The warrior like Samoans scorn protective gear on the face and legs and I flinched as the ball hurtled towards the batsman accompanied by what sounded like a war-cry. As it cut through the air towards his hip, he drew his bat back and whacked it clean out of the clearing to murmurs of appreciation from the rest of the team most of whom were lying around the pitch like exotic birds at rest. If Samoan cricket can be said to have a fault, it is that anything less than a hefty swing of the bat is regarded as a serious weakness in the player. Usually the ball – light, and made from strips of raw rubber bled from local trees – flies way over the boundary, resulting in a long search through the undergrowth or in the sea, depending on the location of the pitch.
In this case, the ball flew into the nearby plantation, prompting two fielders to saunter off in search of it. During the ten minutes they were gone, the remaining players and spectators sat and gossiped and smoked banana-leaf cigars. The umpire picked up his guitar – conveniently left by the side of the field before the start of play – and began strumming. Others joined in singing. No one seemed to mind the game stalling, and it would have been churlish of us to complain.
Thwack! The second ball went the same way, soaring overhead to more appreciative whistles from the spectators who followed its flight with shaded eyes. We listened for the sound of it thuddng against the earth, but heard nothing. This one would take longer to find.
Some village boys and girls and two opposing team members vanished into the undergrowth. Two minutes passed, then five, ten: fifteen minutes elapsed before they emerged holding the ball aloft, three of them now wearing leis of blue and purple morning glories around their necks.
Those not fielding or batting sang and danced on the sidelines. It was difficult to know what attracted the spectators more, the cabaret or the cricket. Whistles were used throughout the game to emphasise good hits and the teams occasionally broke into exhuberant bursts of dancing.
Play continued for the rest of the afternoon, interspersed with singing and guitar playing when the ball was out. Apu’s team was losing the game as evening approached, prompting a heated debate as to whether it should continue. In the end, finances dictated that they concede the match, just as the tropical night descended.
What sealed that day in my memory was not the match, however, but what happened after it was finished. Samoans love music and their rich, melodic voices entertained us with a song about the events of the day, in which we, their visitors, figured, ending on a plaintive note of farewell.
Then they sat back and looked at us expectantly. It dawned on us that local etiquette demanded we return the compliment. We protested our lack of music, our harsh voices, and our inability to sing like the Samoans, but all in vain. Gently, but firmly, it was explained to us that the day could not conclude without our offering a song. There was no hurry. The night was still young and we could remain there as long as we wished.
We huddled together, desperately trying to think of a song the words of which we all knew.
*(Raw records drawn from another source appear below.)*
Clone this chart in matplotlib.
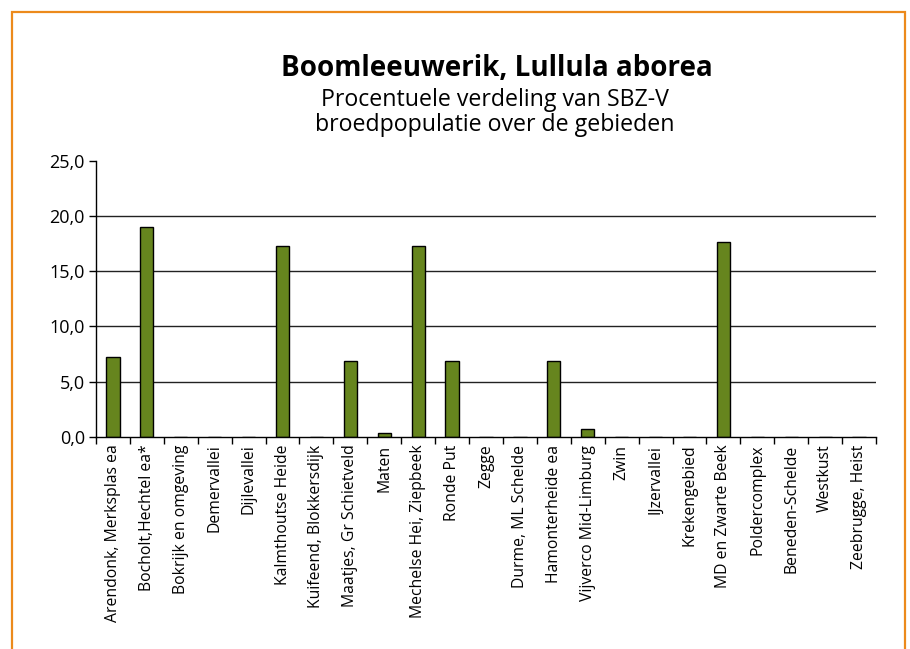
import matplotlib
matplotlib.use("Agg")
import matplotlib.pyplot as plt
from matplotlib.patches import Rectangle
import numpy as np

categories = ["Arendonk, Merksplas ea", "Bocholt,Hechtel ea*", "Bokrijk en omgeving",
              "Demervallei", "Dijlevallei", "Kalmthoutse Heide", "Kuifeend, Blokkersdijk",
              "Maatjes, Gr Schietveld", "Maten", "Mechelse Hei, Ziepbeek", "Ronde Put",
              "Zegge", "Durme, ML Schelde", "Hamonterheide ea", "Vijverco Mid-Limburg",
              "Zwin", "IJzervallei", "Krekengebied", "MD en Zwarte Beek", "Poldercomplex",
              "Beneden-Schelde", "Westkust", "Zeebrugge, Heist"]
values = [7.24, 18.97, 0, 0, 0, 17.24, 0, 6.90, 0.34, 17.24, 6.90, 0, 0, 6.90, 0.69,
          0, 0, 0, 17.59, 0, 0, 0, 0]
yticks = [0, 5, 10, 15, 20, 25]
ytick_labels = ["0,0", "5,0", "10,0", "15,0", "20,0", "25,0"]
title = "Boomleeuwerik, Lullula aborea"
subtitle_lines = ["Procentuele verdeling van SBZ-V", "broedpopulatie over de gebieden"]

plt.rcParams['font.family'] = ['Open Sans', 'DejaVu Sans']

W, H = 910, 649
fig = plt.figure(figsize=(W / 100, H / 100), dpi=100)
ax = fig.add_axes([96 / W, 1 - 437 / H, (876 - 96) / W, (437 - 160.5) / H])

n = len(categories)
x = np.arange(n)
ax.bar(x, values, width=0.39, color="#66851E", edgecolor="black", linewidth=1.0, zorder=2)

ax.set_xlim(-0.5, n - 0.5)
ax.set_ylim(0, 25)
ax.set_yticks(yticks)
ax.set_yticklabels(ytick_labels, fontsize=13)
for v in yticks[1:-1]:
    ax.axhline(v, color="#222222", linewidth=1.0, zorder=1)

ax.set_xticks(x)
ax.set_xticklabels(categories, rotation=90, fontsize=11.3)
ax.tick_params(axis="x", length=0, pad=5.5)
ax.set_xticks(np.arange(n + 1) - 0.5, minor=True)
ax.tick_params(axis="x", which="minor", length=5, width=1.0, direction="out", color="black")
ax.tick_params(axis="y", length=5, width=1.0, direction="out", pad=3)

for s in ["top", "right"]:
    ax.spines[s].set_visible(False)
ax.spines["left"].set_linewidth(1.0)
ax.spines["bottom"].set_linewidth(1.0)
ax.spines["left"].set_zorder(3)
ax.spines["bottom"].set_zorder(3)

fig.text(497 / W, 1 - 76 / H, title, ha="center", va="baseline", fontsize=20, fontweight="bold")
fig.text(495 / W, 1 - 105.5 / H, subtitle_lines[0], ha="center", va="baseline", fontsize=16.7)
fig.text(495 / W, 1 - 131 / H, subtitle_lines[1], ha="center", va="baseline", fontsize=16.7)

border = Rectangle((12 / W, -0.02), (905 - 12) / W, (1 - 11.5 / H) + 0.02, transform=fig.transFigure,
                   fill=False, edgecolor="#EC8A1C", linewidth=1.6, clip_on=False)
fig.patches.append(border)

fig.savefig("out.png", dpi=100)
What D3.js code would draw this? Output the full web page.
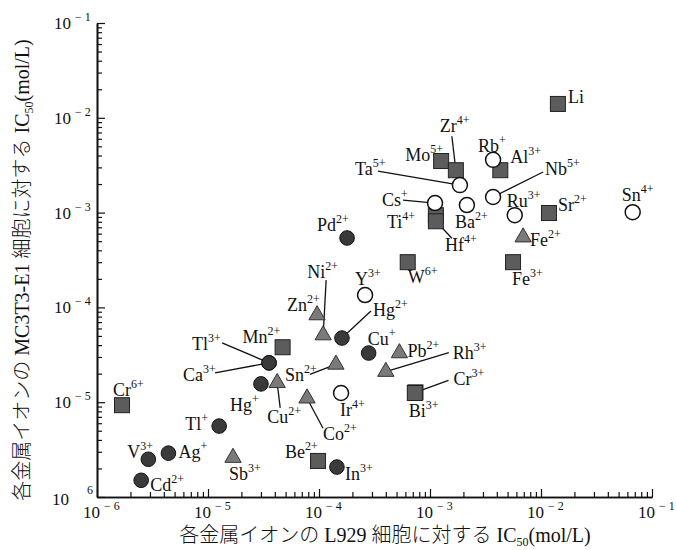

Waltzing Matilda was discarded early; Danny Boy nearly won but none of us could get beyond ‘the summer’s gone’. Finally, our voices quavered on the air as we nervously began to sing the only song we all remembered from childhood.
No one laughed. Encouraged by the looks on the faces surrounding us and by their evident enjoyment at our attempts at a cappella, we embarked on a second and third verse in louder voices.
Samoans have an uncanny ability to pick up a melody garnered from years of harmonising in church, and as we came to the final chorus, their rich, deep voices blended effortlessly with our reedy falsettos and the entire village echoed to the massed voices of the Kirikiti teams and their supporters, as we all sang out con brio –
Bring back, bring back, Oh bring back my bonny to me, to me.
Bring back, bring back, o bring back my bonny to me.
It was the first, and last, time I’d cried at a cricket match.